Some Scattered Thoughts On Adam Roberts's Kickass New Novel, THE THIS
Just finished it this morning. (Hoping to do an interview with Adam soon, in an unlocked post.) My overall reaction is that it rules. I’m not sure it’s dethroned The Thing Itself as my favorite of Roberts’s novels, but the intensity of my reaction to that earlier book may have something to do with its being the first Roberts that I read, that it is as much the Roberts Experience—a well-constructed plot that dramatizes a number of complex social, philosophical, and technical ideas in ways that allow the ideas themselves to surprise, and all enacted by characters whose emotional reactions and sensations are convincingly and sympathetically rendered by an author who will not let them turn into mere playthings of his ideas—one responds to as the novel.

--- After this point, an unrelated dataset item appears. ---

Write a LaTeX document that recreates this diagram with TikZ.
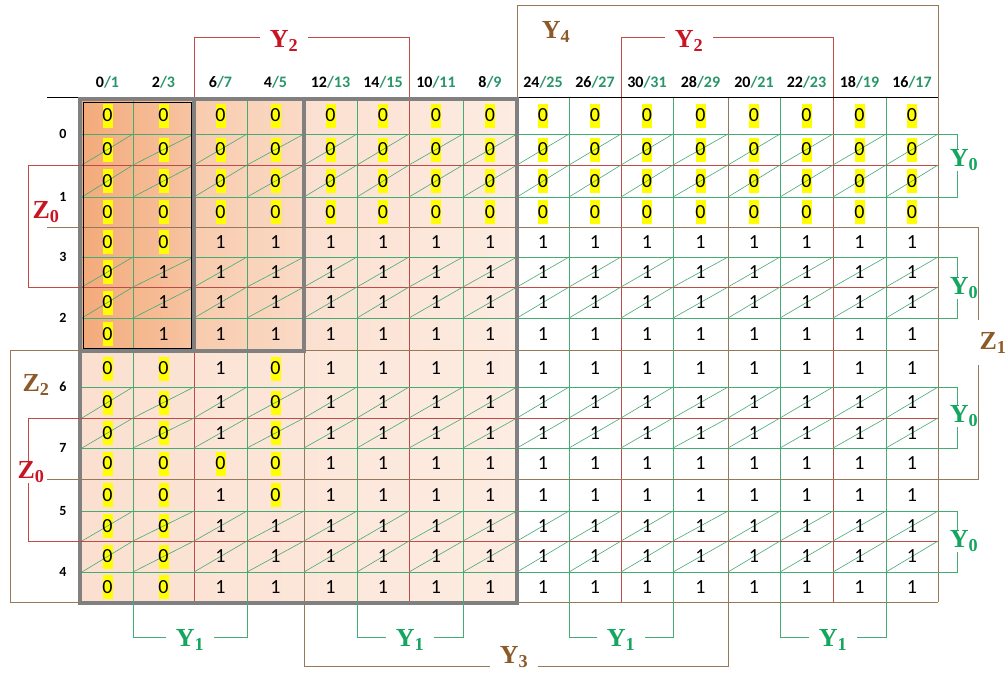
\documentclass[tikz,border=0pt]{standalone}
\usepackage{fontspec}
\setmainfont{Carlito}
\newfontfamily\lblfont{Liberation Serif}
\definecolor{kgreen}{RGB}{70,170,115}
\definecolor{kred}{RGB}{190,75,70}
\definecolor{kbrown}{RGB}{150,120,90}
\definecolor{tred}{RGB}{200,20,35}
\definecolor{tbrown}{RGB}{140,90,40}
\definecolor{tgreen}{RGB}{20,165,95}
\definecolor{hgreen}{RGB}{40,150,105}
\definecolor{oAa}{RGB}{243,170,122}
\definecolor{oAb}{RGB}{247,196,162}
\definecolor{oBa}{RGB}{248,203,173}
\definecolor{oBb}{RGB}{250,218,198}
\definecolor{oCa}{RGB}{251,224,208}
\definecolor{oCb}{RGB}{253,236,226}
\definecolor{kyellow}{RGB}{255,255,0}
\definecolor{kgray}{RGB}{128,128,128}
\newcommand\kx[1]{\ifcase#1 82\or 133\or 194\or 247\or 304\or 357\or 409\or 463\or 517\or 569\or 621\or 673\or 728\or 780\or 833\or 886\or 938\fi}
\newcommand\ky[1]{\ifcase#1 97\or 134\or 165\or 197\or 227\or 257\or 287\or 318\or 350\or 387\or 418\or 448\or 479\or 511\or 541\or 572\or 602\fi}
\newcommand\kcell[2]{% #1 row, #2 col -> \xl \xr \yt \yb \xm \ym
  \edef\xl{\kx{#2}}\edef\xr{\kx{\the\numexpr#2+1\relax}}%
  \edef\yt{\ky{#1}}\edef\yb{\ky{\the\numexpr#1+1\relax}}%
  \pgfmathsetmacro\xm{(\xl+\xr)/2}%
  \pgfmathsetmacro\ym{(\yt+\yb)/2}}
\newcommand\kvals{%
 {0,0,0,0,0,0,0,0,0,0,0,0,0,0,0,0},
 {0,0,0,0,0,0,0,0,0,0,0,0,0,0,0,0},
 {0,0,0,0,0,0,0,0,0,0,0,0,0,0,0,0},
 {0,0,0,0,0,0,0,0,0,0,0,0,0,0,0,0},
 {0,0,1,1,1,1,1,1,1,1,1,1,1,1,1,1},
 {0,1,1,1,1,1,1,1,1,1,1,1,1,1,1,1},
 {0,1,1,1,1,1,1,1,1,1,1,1,1,1,1,1},
 {0,1,1,1,1,1,1,1,1,1,1,1,1,1,1,1},
 {0,0,1,0,1,1,1,1,1,1,1,1,1,1,1,1},
 {0,0,1,0,1,1,1,1,1,1,1,1,1,1,1,1},
 {0,0,1,0,1,1,1,1,1,1,1,1,1,1,1,1},
 {0,0,0,0,1,1,1,1,1,1,1,1,1,1,1,1},
 {0,0,1,0,1,1,1,1,1,1,1,1,1,1,1,1},
 {0,0,1,1,1,1,1,1,1,1,1,1,1,1,1,1},
 {0,0,1,1,1,1,1,1,1,1,1,1,1,1,1,1},
 {0,0,1,1,1,1,1,1,1,1,1,1,1,1,1,1}}
\begin{document}
\begin{tikzpicture}[x=1pt,y=-1pt,
 cellv/.style={font=\fontsize{20}{20}\selectfont, inner sep=0pt},
 hdr/.style={font=\fontsize{16}{16}\selectfont\bfseries, inner sep=0pt},
 rowl/.style={font=\fontsize{14}{14}\selectfont\bfseries, inner sep=0pt},
 lbl/.style={font=\lblfont\fontsize{26}{26}\selectfont\bfseries, inner sep=1pt},
 gapl/.style={lbl, fill=white, inner xsep=10pt},
 brk/.style={line width=1pt},
 gridl/.style={line width=0.9pt},
 diag/.style={kgreen, line width=0.6pt},
 graybox/.style={kgray, line width=3.5pt},
]
\useasboundingbox (0,0) rectangle (1006,673);
\fill[white] (0,0) rectangle (1006,673);

% shading
\shade[left color=oAa,right color=oAb] (82,97) rectangle (194,350);
\shade[left color=oBa,right color=oBb] (194,97) rectangle (304,350);
\shade[left color=oCa,right color=oCb] (304,97) rectangle (517,350);
\shade[left color=oCa,right color=oCb] (82,350) rectangle (517,602);

% yellow highlights
\foreach \row [count=\r from 0] in \kvals {
  \foreach \v [count=\c from 0] in \row {
    \ifnum\v=0
      \kcell{\r}{\c}
      \fill[kyellow] (\xm-5,\ym-12) rectangle (\xm+5,\ym+12);
    \fi
  }
}

% grid lines
\foreach \x/\cl in {133/kgreen,194/kred,247/kgreen,304/kbrown,357/kgreen,409/kred,463/kgreen,517/kbrown,569/kgreen,621/kred,673/kgreen,728/kbrown,780/kgreen,833/kred,886/kgreen,938/kbrown}
  \draw[gridl,\cl] (\x,97) -- (\x,602);
\foreach \y/\cl in {134/kgreen,165/kred,197/kgreen,227/kbrown,257/kgreen,287/kred,318/kgreen,350/kbrown,387/kgreen,418/kred,448/kgreen,479/kbrown,511/kgreen,541/kred,572/kgreen,602/kbrown}
  \draw[gridl,\cl] (82,\y) -- (938,\y);
\draw[gridl,black] (47,97) -- (938,97);

% diagonals
\foreach \r in {1,2,5,6,9,10,13,14} {
  \foreach \c in {0,...,15} {
    \kcell{\r}{\c}
    \draw[diag] (\xl,\yb) -- (\xr,\yt);
  }
}

% cell values
\foreach \row [count=\r from 0] in \kvals {
  \foreach \v [count=\c from 0] in \row {
    \kcell{\r}{\c}
    \node[cellv] (c-\r-\c) at (\xm,\ym) {\v};
  }
}

% gray boxes
\draw[graybox] (80,99) rectangle (517,603);
\draw[graybox] (80,99) rectangle (194,351);
\draw[graybox] (194,99) rectangle (304,351);
\draw[black,line width=0.8pt] (83,102) rectangle (191,348);

% column headers
\foreach \a/\b [count=\c from 0] in {0/1,2/3,6/7,4/5,12/13,14/15,10/11,8/9,24/25,26/27,30/31,28/29,20/21,22/23,18/19,16/17} {
  \kcell{0}{\c}
  \node[hdr] (h\c) at (\xm,82) {\a\textcolor{hgreen}{/\b}};
}

% row headers
\foreach \lab/\y in {0/134,1/197,3/257,2/318,6/387,7/448,5/511,4/572}
  \node[rowl] (rl\lab) at (63,\y) {\lab};

% left extension lines
\draw[gridl,kbrown] (47,227) -- (82,227);
\draw[gridl,kbrown] (47,479) -- (82,479);

% top brackets
\draw[brk,kred] (194,97) -- (194,37) -- (409,37) -- (409,97);
\node[gapl,text=tred] (y2a) at (284,41) {Y\textsubscript{2}};
\draw[brk,kred] (621,97) -- (621,37) -- (833,37) -- (833,97);
\node[gapl,text=tred] (y2b) at (689,41) {Y\textsubscript{2}};
\draw[brk,kbrown] (517,97) -- (517,5) -- (938,5) -- (938,97);
\node[lbl,text=tbrown] (y4) at (556,32) {Y\textsubscript{4}};

% right brackets
\foreach \ya/\yb/\ym [count=\i] in {134/197/160,257/318/288,387/448/416,511/572/541} {
  \draw[brk,kgreen] (938,\ya) -- (957,\ya) -- (957,\yb) -- (938,\yb);
  \node[lbl,text=tgreen,fill=white] (y0\i) at (964,\ym) {Y\textsubscript{0}};
}
\draw[brk,kbrown] (938,227) -- (978,227) -- (978,320);
\draw[brk,kbrown] (978,365) -- (978,479) -- (938,479);
\node[lbl,text=tbrown] (z1) at (993,343) {Z\textsubscript{1}};

% left brackets
\draw[brk,kred] (82,165) -- (28,165) -- (28,287) -- (82,287);
\node[lbl,text=tred] (z0a) at (46,212) {Z\textsubscript{0}};
\draw[brk,kred] (82,418) -- (28,418) -- (28,541) -- (82,541);
\node[lbl,text=tred,fill=white] (z0b) at (31,472) {Z\textsubscript{0}};
\draw[brk,kbrown] (82,350) -- (10,350) -- (10,602) -- (82,602);
\node[lbl,text=tbrown] (z2) at (36,385) {Z\textsubscript{2}};

% bottom brackets
\foreach \xa/\xb [count=\i] in {133/247,357/463,569/673,780/886} {
  \draw[brk,kgreen] (\xa,602) -- (\xa,637) -- (\xb,637) -- (\xb,602);
  \node[gapl,text=tgreen] (y1\i) at ({(\xa+\xb)/2},640) {Y\textsubscript{1}};
}
\draw[brk,kbrown] (304,603) -- (304,666) -- (728,666) -- (728,602);
\node[gapl,text=tbrown,inner ysep=0pt] (y3) at (514,657) {Y\textsubscript{3}};
\end{tikzpicture}
\end{document}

The Thing Itself was simultaneously a riff on John Carpenter’s The Thing (1982), an examination of Kant’s epistemology, a pastiche of several classic novels, a critique of the inflated promises made for AI tech, an answer to the Fermi paradox, and a thought experiment about whether God is love. (Spoiler: Yes.) The plot is simple, propulsive. In 1982, a pair of researchers who are looking for intelligent extraterrestrial life from an Antarctic research base encounter a creature that exists outside of all our perceptual strategies, that is truly Other. The effect of this counter gives one of them nasty superpowers and makes the other The Only Man in Britain Who Can Stop This Villain. It’s a fast motor for a very beautiful car that does many things besides drive fast.